# [Exercise directions]
Work out how many lines in the data hold the word "page", and reply with that number only.

★ ★ ★

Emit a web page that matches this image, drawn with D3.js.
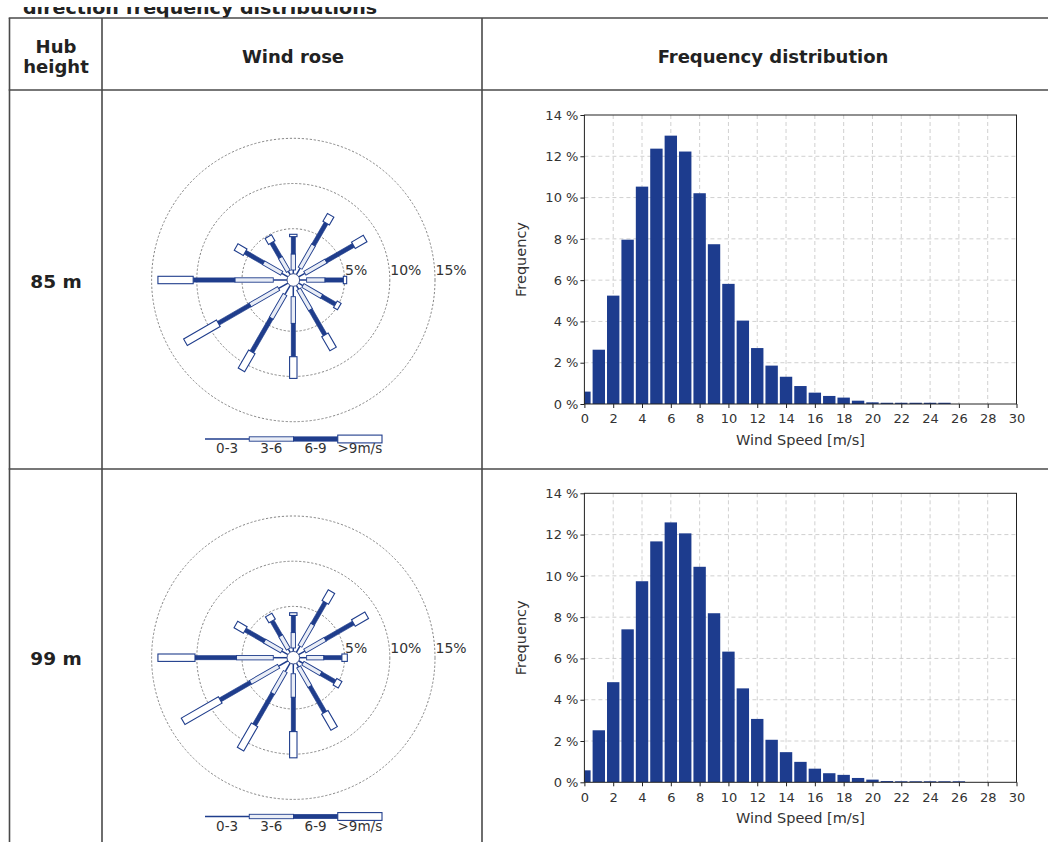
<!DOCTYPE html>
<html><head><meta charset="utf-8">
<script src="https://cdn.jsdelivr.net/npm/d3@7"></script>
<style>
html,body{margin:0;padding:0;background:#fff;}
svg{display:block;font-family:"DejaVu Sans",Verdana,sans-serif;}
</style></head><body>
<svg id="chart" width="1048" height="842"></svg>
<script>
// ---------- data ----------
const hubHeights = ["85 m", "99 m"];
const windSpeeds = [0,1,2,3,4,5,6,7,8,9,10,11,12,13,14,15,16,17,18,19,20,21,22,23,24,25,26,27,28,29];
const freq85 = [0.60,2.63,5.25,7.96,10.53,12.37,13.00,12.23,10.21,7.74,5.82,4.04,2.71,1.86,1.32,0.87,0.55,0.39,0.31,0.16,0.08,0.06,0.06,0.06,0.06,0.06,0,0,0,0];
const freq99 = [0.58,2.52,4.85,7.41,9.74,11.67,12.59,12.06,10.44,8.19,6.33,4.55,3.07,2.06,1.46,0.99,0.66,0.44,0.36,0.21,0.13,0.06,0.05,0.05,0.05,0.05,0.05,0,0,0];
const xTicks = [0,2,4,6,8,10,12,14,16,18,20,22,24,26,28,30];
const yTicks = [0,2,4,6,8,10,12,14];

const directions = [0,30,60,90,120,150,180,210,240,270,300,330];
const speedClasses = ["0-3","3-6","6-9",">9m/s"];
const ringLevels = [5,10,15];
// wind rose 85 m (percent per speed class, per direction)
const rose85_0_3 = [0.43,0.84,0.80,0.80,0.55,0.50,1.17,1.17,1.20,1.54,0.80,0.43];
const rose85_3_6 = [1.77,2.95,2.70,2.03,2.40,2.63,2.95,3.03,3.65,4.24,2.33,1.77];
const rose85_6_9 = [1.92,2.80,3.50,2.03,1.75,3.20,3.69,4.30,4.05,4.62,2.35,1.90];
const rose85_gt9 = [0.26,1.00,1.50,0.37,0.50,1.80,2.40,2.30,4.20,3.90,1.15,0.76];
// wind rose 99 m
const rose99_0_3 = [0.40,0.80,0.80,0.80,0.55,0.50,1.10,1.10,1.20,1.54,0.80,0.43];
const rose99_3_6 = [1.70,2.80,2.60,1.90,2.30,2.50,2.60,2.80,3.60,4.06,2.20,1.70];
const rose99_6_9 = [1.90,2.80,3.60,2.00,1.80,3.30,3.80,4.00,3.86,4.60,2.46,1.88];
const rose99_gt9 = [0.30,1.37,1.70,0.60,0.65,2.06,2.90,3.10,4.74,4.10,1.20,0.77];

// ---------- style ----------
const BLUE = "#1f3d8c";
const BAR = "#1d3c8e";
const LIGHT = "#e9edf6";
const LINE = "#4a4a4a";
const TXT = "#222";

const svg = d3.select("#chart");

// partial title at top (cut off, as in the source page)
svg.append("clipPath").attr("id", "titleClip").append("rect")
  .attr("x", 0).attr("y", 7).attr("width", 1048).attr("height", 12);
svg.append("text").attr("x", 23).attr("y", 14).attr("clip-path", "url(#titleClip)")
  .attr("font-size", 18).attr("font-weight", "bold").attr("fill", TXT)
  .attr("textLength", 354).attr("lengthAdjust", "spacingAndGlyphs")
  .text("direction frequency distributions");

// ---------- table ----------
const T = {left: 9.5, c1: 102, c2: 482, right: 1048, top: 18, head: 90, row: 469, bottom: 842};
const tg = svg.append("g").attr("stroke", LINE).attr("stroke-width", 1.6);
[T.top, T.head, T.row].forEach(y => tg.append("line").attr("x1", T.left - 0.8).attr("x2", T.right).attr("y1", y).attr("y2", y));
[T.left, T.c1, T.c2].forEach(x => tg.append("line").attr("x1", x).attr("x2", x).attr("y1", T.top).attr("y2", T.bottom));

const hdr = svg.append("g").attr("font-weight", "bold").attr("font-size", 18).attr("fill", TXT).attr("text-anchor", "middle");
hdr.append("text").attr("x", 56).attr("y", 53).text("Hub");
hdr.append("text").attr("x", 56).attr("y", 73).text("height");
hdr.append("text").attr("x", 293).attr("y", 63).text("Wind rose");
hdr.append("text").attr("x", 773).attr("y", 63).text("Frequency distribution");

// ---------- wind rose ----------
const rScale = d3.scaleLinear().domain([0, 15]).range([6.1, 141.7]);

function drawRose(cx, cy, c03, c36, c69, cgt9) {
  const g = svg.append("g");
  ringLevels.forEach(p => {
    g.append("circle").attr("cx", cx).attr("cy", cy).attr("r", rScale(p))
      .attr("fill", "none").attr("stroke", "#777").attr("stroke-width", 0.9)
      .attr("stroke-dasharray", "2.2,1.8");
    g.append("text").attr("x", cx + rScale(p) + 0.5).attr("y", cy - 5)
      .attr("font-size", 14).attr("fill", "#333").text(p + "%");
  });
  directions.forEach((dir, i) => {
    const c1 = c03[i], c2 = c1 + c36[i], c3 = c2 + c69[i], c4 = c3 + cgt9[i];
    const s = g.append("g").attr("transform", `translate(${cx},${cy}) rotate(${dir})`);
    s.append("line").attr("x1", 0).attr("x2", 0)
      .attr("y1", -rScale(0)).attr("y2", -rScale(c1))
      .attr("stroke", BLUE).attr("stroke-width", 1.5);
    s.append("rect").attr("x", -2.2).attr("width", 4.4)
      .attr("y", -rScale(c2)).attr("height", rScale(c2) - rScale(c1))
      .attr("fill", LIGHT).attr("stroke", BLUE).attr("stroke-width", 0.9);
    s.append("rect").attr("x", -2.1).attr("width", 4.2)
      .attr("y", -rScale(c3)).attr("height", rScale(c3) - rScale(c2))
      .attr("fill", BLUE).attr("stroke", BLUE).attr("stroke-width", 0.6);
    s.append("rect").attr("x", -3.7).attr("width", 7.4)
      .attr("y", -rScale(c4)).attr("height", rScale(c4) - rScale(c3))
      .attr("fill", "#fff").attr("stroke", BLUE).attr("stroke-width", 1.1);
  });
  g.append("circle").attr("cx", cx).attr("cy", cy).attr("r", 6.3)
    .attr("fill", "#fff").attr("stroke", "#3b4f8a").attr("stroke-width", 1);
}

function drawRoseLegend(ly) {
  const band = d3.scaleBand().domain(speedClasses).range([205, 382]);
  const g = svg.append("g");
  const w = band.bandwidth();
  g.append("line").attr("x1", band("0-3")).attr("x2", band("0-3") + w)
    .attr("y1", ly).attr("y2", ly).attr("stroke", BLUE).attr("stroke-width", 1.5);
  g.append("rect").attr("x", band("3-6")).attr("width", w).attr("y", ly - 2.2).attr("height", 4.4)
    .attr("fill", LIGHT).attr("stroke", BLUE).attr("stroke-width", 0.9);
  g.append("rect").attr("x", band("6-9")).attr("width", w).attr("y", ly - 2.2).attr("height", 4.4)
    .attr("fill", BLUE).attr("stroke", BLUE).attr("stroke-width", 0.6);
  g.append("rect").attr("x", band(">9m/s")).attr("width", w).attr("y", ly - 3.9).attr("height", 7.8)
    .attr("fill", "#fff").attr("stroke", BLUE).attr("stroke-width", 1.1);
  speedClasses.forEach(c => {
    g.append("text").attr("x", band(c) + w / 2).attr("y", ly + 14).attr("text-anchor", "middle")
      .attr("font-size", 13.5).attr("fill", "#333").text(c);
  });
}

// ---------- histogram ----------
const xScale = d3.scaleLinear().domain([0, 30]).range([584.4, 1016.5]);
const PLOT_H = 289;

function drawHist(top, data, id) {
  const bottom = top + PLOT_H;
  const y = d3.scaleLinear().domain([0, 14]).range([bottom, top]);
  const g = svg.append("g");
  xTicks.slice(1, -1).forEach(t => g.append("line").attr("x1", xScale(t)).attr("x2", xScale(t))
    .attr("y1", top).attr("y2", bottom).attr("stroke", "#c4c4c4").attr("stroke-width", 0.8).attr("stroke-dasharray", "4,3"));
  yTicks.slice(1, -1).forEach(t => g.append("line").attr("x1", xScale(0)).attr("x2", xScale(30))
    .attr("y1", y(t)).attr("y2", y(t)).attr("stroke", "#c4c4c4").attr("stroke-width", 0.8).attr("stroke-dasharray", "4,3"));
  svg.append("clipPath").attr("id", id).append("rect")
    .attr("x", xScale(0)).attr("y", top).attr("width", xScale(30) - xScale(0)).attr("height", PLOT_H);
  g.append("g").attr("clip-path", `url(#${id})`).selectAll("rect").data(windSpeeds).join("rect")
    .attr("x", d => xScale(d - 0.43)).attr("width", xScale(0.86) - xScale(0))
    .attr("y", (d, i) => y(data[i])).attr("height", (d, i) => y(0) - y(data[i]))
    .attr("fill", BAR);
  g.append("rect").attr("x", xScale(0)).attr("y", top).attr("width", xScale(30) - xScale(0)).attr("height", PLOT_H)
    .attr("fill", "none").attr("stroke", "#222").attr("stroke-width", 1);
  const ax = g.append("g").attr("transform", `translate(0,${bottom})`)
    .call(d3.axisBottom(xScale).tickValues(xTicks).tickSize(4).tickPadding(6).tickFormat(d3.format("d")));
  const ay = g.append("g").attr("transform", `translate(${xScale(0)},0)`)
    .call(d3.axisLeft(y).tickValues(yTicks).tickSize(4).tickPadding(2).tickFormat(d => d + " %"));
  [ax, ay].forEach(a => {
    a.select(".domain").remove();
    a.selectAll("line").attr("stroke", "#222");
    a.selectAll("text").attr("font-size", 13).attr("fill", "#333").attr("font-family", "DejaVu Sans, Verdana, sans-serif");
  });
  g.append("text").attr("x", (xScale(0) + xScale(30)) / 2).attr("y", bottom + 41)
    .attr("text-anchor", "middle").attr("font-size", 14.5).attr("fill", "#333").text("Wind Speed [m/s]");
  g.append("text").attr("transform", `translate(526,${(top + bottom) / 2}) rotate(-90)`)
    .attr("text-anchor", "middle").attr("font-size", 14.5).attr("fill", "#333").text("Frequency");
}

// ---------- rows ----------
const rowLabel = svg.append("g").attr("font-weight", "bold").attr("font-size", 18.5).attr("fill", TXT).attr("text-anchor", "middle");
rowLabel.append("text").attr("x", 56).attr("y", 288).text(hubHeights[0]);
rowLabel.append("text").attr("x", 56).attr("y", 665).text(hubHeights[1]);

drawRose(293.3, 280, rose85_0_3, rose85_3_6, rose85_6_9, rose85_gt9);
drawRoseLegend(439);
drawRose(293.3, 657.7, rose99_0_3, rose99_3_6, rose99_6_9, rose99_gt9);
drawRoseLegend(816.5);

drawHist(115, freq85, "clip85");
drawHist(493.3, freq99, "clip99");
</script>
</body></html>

★ ★ ★

# [Correct result]
2